# [Recorded data]
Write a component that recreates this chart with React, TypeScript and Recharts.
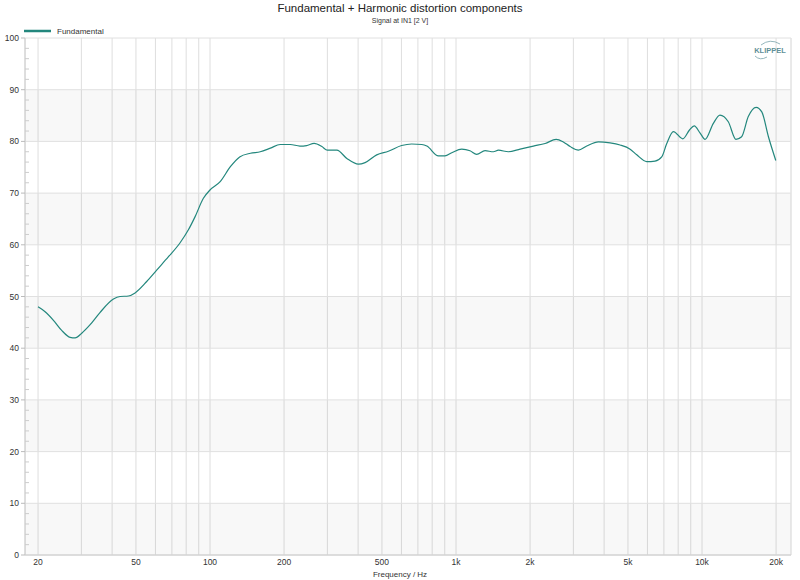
import {
  LineChart,
  Line,
  XAxis,
  YAxis,
  CartesianGrid,
  ReferenceArea,
  ReferenceLine,
} from "recharts";

// frequency (Hz) and level (dB) of the fundamental
const freqs = [
  20, 21.3, 23.1, 24.9, 27, 28.3, 30.1, 32.5, 35.7, 40.5, 43.1, 46.6, 49.6,
  55.3, 60.7, 67.8, 75.6, 81.7, 86.9, 94, 100, 110, 121, 132, 146, 160, 176,
  193, 212, 232, 247, 265, 285, 300, 328, 360, 401, 427, 476, 531, 601, 660,
  726, 761, 848, 902, 961, 1055, 1140, 1214, 1312, 1419, 1487, 1633, 1822,
  2063, 2303, 2553, 2730, 2910, 3144, 3400, 3794, 4230, 4645, 5104, 5430,
  5960, 6443, 6858, 7190, 7650, 8356, 8894, 9296, 9826, 10290, 11120, 11830,
  12790, 13740, 14490, 15420, 16590, 17500, 18620, 19950,
];
const fundamental = [
  48.0, 47.1, 45.4, 43.5, 42.1, 42.0, 42.9, 44.5, 46.9, 49.5, 50.0, 50.1, 50.7,
  52.9, 55.1, 57.7, 60.4, 62.9, 65.4, 69.0, 70.6, 72.2, 75.1, 77.0, 77.7, 78.0,
  78.7, 79.4, 79.4, 79.1, 79.2, 79.6, 79.0, 78.3, 78.3, 76.7, 75.6, 75.9, 77.4,
  78.1, 79.2, 79.5, 79.4, 79.1, 77.2, 77.2, 77.8, 78.5, 78.2, 77.5, 78.2, 78.0,
  78.3, 78.0, 78.5, 79.1, 79.6, 80.4, 79.9, 79.0, 78.3, 79.1, 79.9, 79.7, 79.3,
  78.5, 77.4, 76.1, 76.2, 77.0, 79.6, 81.9, 80.5, 82.2, 83.0, 81.6, 80.4, 83.5,
  85.1, 83.8, 80.4, 80.9, 84.8, 86.6, 85.7, 80.9, 76.3,
];

const gridFreqs = [
  20, 30, 40, 50, 60, 70, 80, 90, 100, 200, 300, 400, 500, 600, 700, 800, 900,
  1000, 2000, 3000, 4000, 5000, 6000, 7000, 8000, 9000, 10000, 20000,
];
const labelFreqs = [20, 50, 100, 200, 500, 1000, 2000, 5000, 10000, 20000];
const labelTexts = ["20", "50", "100", "200", "500", "1k", "2k", "5k", "10k", "20k"];

const dbMajor = [0, 10, 20, 30, 40, 50, 60, 70, 80, 90, 100];
const dbTicks = Array.from({ length: 51 }, (_, i) => i * 2);
const bands = [
  [0, 10],
  [20, 30],
  [40, 50],
  [60, 70],
  [80, 90],
];

const data = freqs.map((f, i) => ({ f, db: fundamental[i] }));

const FONT = "'Liberation Sans', Arial, sans-serif";
const TEAL = "#23877d";
const F_MAX = 23000;

function formatFreq(v: number) {
  const i = labelFreqs.indexOf(v);
  return i >= 0 ? labelTexts[i] : "";
}

function DbTick(props: any) {
  const { x, y, payload } = props;
  const v = payload.value;
  if (v % 10 === 0) {
    return (
      <g>
        <line x1={x - 4} x2={x} y1={y} y2={y} stroke="#bbb" />
        <text x={x - 6} y={y} dy={3} textAnchor="end" fontSize={8.5} fill="#333" fontFamily={FONT}>
          {v}
        </text>
      </g>
    );
  }
  return <line x1={x} x2={x + 4} y1={y} y2={y} stroke="#ccc" />;
}

export default function App() {
  return (
    <div style={{ position: "absolute", left: 0, top: 0, width: 800, height: 580, background: "#fff" }}>
      <LineChart
        width={800}
        height={580}
        data={data}
        margin={{ top: 38, right: 9, bottom: 0, left: 0 }}
      >
        {bands.map(([a, b]) => (
          <ReferenceArea key={a} y1={a} y2={b} fill="#000" fillOpacity={0.028} stroke="none" />
        ))}
        <CartesianGrid horizontal={false} stroke="#dedede" strokeWidth={1} />
        {dbMajor.map((v) => (
          <ReferenceLine key={v} y={v} stroke="#e0e0e0" />
        ))}
        <ReferenceLine x={F_MAX} stroke="#e4e4e4" />
        <XAxis
          dataKey="f"
          type="number"
          scale="log"
          domain={[17.7, F_MAX]}
          allowDataOverflow
          ticks={gridFreqs}
          interval={0}
          tickFormatter={formatFreq}
          tickLine={false}
          tickSize={0}
          tickMargin={4}
          height={25}
          stroke="#ccc"
          tick={{ fontSize: 8.5, fill: "#333", fontFamily: FONT }}
        />
        <YAxis
          type="number"
          domain={[0, 100]}
          ticks={dbTicks}
          interval={0}
          width={25}
          tickLine={false}
          tickSize={0}
          tickMargin={0}
          stroke="#ccc"
          tick={<DbTick />}
        />
        <Line
          dataKey="db"
          type="monotone"
          stroke={TEAL}
          strokeWidth={1.2}
          dot={false}
          isAnimationActive={false}
        />
      </LineChart>
      <svg
        width={800}
        height={580}
        style={{ position: "absolute", left: 0, top: 0, pointerEvents: "none" }}
        fontFamily={FONT}
      >
        <text x={400} y={12} textAnchor="middle" fontSize={11.5} fill="#222">
          Fundamental + Harmonic distortion components
        </text>
        <text x={400} y={23} textAnchor="middle" fontSize={7} fill="#333">
          Signal at IN1 [2 V]
        </text>
        <line x1={24} x2={51} y1={31} y2={31} stroke={TEAL} strokeWidth={2.5} />
        <text x={57} y={34} fontSize={8} fill="#333">
          Fundamental
        </text>
        <text x={770} y={53} textAnchor="middle" fontSize={7.5} fontWeight="bold" fill="#5f8f98">
          KLIPPEL
        </text>
        <path d="M 761 45 Q 770 38 780 44" stroke="#7aa3ab" strokeWidth={0.8} fill="none" />
        <path d="M 755 56 Q 760 61 767 57" stroke="#7aa3ab" strokeWidth={0.8} fill="none" />
        <text x={400} y={577} textAnchor="middle" fontSize={8} fill="#333">
          Frequency / Hz
        </text>
      </svg>
    </div>
  );
}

# [Written task]
In your copy, leave out the pictures and reproduce the material above exactly.

# [Output of the exercise]
Write a component that recreates this chart with React, TypeScript and Recharts.
import {
  LineChart,
  Line,
  XAxis,
  YAxis,
  CartesianGrid,
  ReferenceArea,
  ReferenceLine,
} from "recharts";

// frequency (Hz) and level (dB) of the fundamental
const freqs = [
  20, 21.3, 23.1, 24.9, 27, 28.3, 30.1, 32.5, 35.7, 40.5, 43.1, 46.6, 49.6,
  55.3, 60.7, 67.8, 75.6, 81.7, 86.9, 94, 100, 110, 121, 132, 146, 160, 176,
  193, 212, 232, 247, 265, 285, 300, 328, 360, 401, 427, 476, 531, 601, 660,
  726, 761, 848, 902, 961, 1055, 1140, 1214, 1312, 1419, 1487, 1633, 1822,
  2063, 2303, 2553, 2730, 2910, 3144, 3400, 3794, 4230, 4645, 5104, 5430,
  5960, 6443, 6858, 7190, 7650, 8356, 8894, 9296, 9826, 10290, 11120, 11830,
  12790, 13740, 14490, 15420, 16590, 17500, 18620, 19950,
];
const fundamental = [
  48.0, 47.1, 45.4, 43.5, 42.1, 42.0, 42.9, 44.5, 46.9, 49.5, 50.0, 50.1, 50.7,
  52.9, 55.1, 57.7, 60.4, 62.9, 65.4, 69.0, 70.6, 72.2, 75.1, 77.0, 77.7, 78.0,
  78.7, 79.4, 79.4, 79.1, 79.2, 79.6, 79.0, 78.3, 78.3, 76.7, 75.6, 75.9, 77.4,
  78.1, 79.2, 79.5, 79.4, 79.1, 77.2, 77.2, 77.8, 78.5, 78.2, 77.5, 78.2, 78.0,
  78.3, 78.0, 78.5, 79.1, 79.6, 80.4, 79.9, 79.0, 78.3, 79.1, 79.9, 79.7, 79.3,
  78.5, 77.4, 76.1, 76.2, 77.0, 79.6, 81.9, 80.5, 82.2, 83.0, 81.6, 80.4, 83.5,
  85.1, 83.8, 80.4, 80.9, 84.8, 86.6, 85.7, 80.9, 76.3,
];

const gridFreqs = [
  20, 30, 40, 50, 60, 70, 80, 90, 100, 200, 300, 400, 500, 600, 700, 800, 900,
  1000, 2000, 3000, 4000, 5000, 6000, 7000, 8000, 9000, 10000, 20000,
];
const labelFreqs = [20, 50, 100, 200, 500, 1000, 2000, 5000, 10000, 20000];
const labelTexts = ["20", "50", "100", "200", "500", "1k", "2k", "5k", "10k", "20k"];

const dbMajor = [0, 10, 20, 30, 40, 50, 60, 70, 80, 90, 100];
const dbTicks = Array.from({ length: 51 }, (_, i) => i * 2);
const bands = [
  [0, 10],
  [20, 30],
  [40, 50],
  [60, 70],
  [80, 90],
];

const data = freqs.map((f, i) => ({ f, db: fundamental[i] }));

const FONT = "'Liberation Sans', Arial, sans-serif";
const TEAL = "#23877d";
const F_MAX = 23000;

function formatFreq(v: number) {
  const i = labelFreqs.indexOf(v);
  return i >= 0 ? labelTexts[i] : "";
}

function DbTick(props: any) {
  const { x, y, payload } = props;
  const v = payload.value;
  if (v % 10 === 0) {
    return (
      <g>
        <line x1={x - 4} x2={x} y1={y} y2={y} stroke="#bbb" />
        <text x={x - 6} y={y} dy={3} textAnchor="end" fontSize={8.5} fill="#333" fontFamily={FONT}>
          {v}
        </text>
      </g>
    );
  }
  return <line x1={x} x2={x + 4} y1={y} y2={y} stroke="#ccc" />;
}

export default function App() {
  return (
    <div style={{ position: "absolute", left: 0, top: 0, width: 800, height: 580, background: "#fff" }}>
      <LineChart
        width={800}
        height={580}
        data={data}
        margin={{ top: 38, right: 9, bottom: 0, left: 0 }}
      >
        {bands.map(([a, b]) => (
          <ReferenceArea key={a} y1={a} y2={b} fill="#000" fillOpacity={0.028} stroke="none" />
        ))}
        <CartesianGrid horizontal={false} stroke="#dedede" strokeWidth={1} />
        {dbMajor.map((v) => (
          <ReferenceLine key={v} y={v} stroke="#e0e0e0" />
        ))}
        <ReferenceLine x={F_MAX} stroke="#e4e4e4" />
        <XAxis
          dataKey="f"
          type="number"
          scale="log"
          domain={[17.7, F_MAX]}
          allowDataOverflow
          ticks={gridFreqs}
          interval={0}
          tickFormatter={formatFreq}
          tickLine={false}
          tickSize={0}
          tickMargin={4}
          height={25}
          stroke="#ccc"
          tick={{ fontSize: 8.5, fill: "#333", fontFamily: FONT }}
        />
        <YAxis
          type="number"
          domain={[0, 100]}
          ticks={dbTicks}
          interval={0}
          width={25}
          tickLine={false}
          tickSize={0}
          tickMargin={0}
          stroke="#ccc"
          tick={<DbTick />}
        />
        <Line
          dataKey="db"
          type="monotone"
          stroke={TEAL}
          strokeWidth={1.2}
          dot={false}
          isAnimationActive={false}
        />
      </LineChart>
      <svg
        width={800}
        height={580}
        style={{ position: "absolute", left: 0, top: 0, pointerEvents: "none" }}
        fontFamily={FONT}
      >
        <text x={400} y={12} textAnchor="middle" fontSize={11.5} fill="#222">
          Fundamental + Harmonic distortion components
        </text>
        <text x={400} y={23} textAnchor="middle" fontSize={7} fill="#333">
          Signal at IN1 [2 V]
        </text>
        <line x1={24} x2={51} y1={31} y2={31} stroke={TEAL} strokeWidth={2.5} />
        <text x={57} y={34} fontSize={8} fill="#333">
          Fundamental
        </text>
        <text x={770} y={53} textAnchor="middle" fontSize={7.5} fontWeight="bold" fill="#5f8f98">
          KLIPPEL
        </text>
        <path d="M 761 45 Q 770 38 780 44" stroke="#7aa3ab" strokeWidth={0.8} fill="none" />
        <path d="M 755 56 Q 760 61 767 57" stroke="#7aa3ab" strokeWidth={0.8} fill="none" />
        <text x={400} y={577} textAnchor="middle" fontSize={8} fill="#333">
          Frequency / Hz
        </text>
      </svg>
    </div>
  );
}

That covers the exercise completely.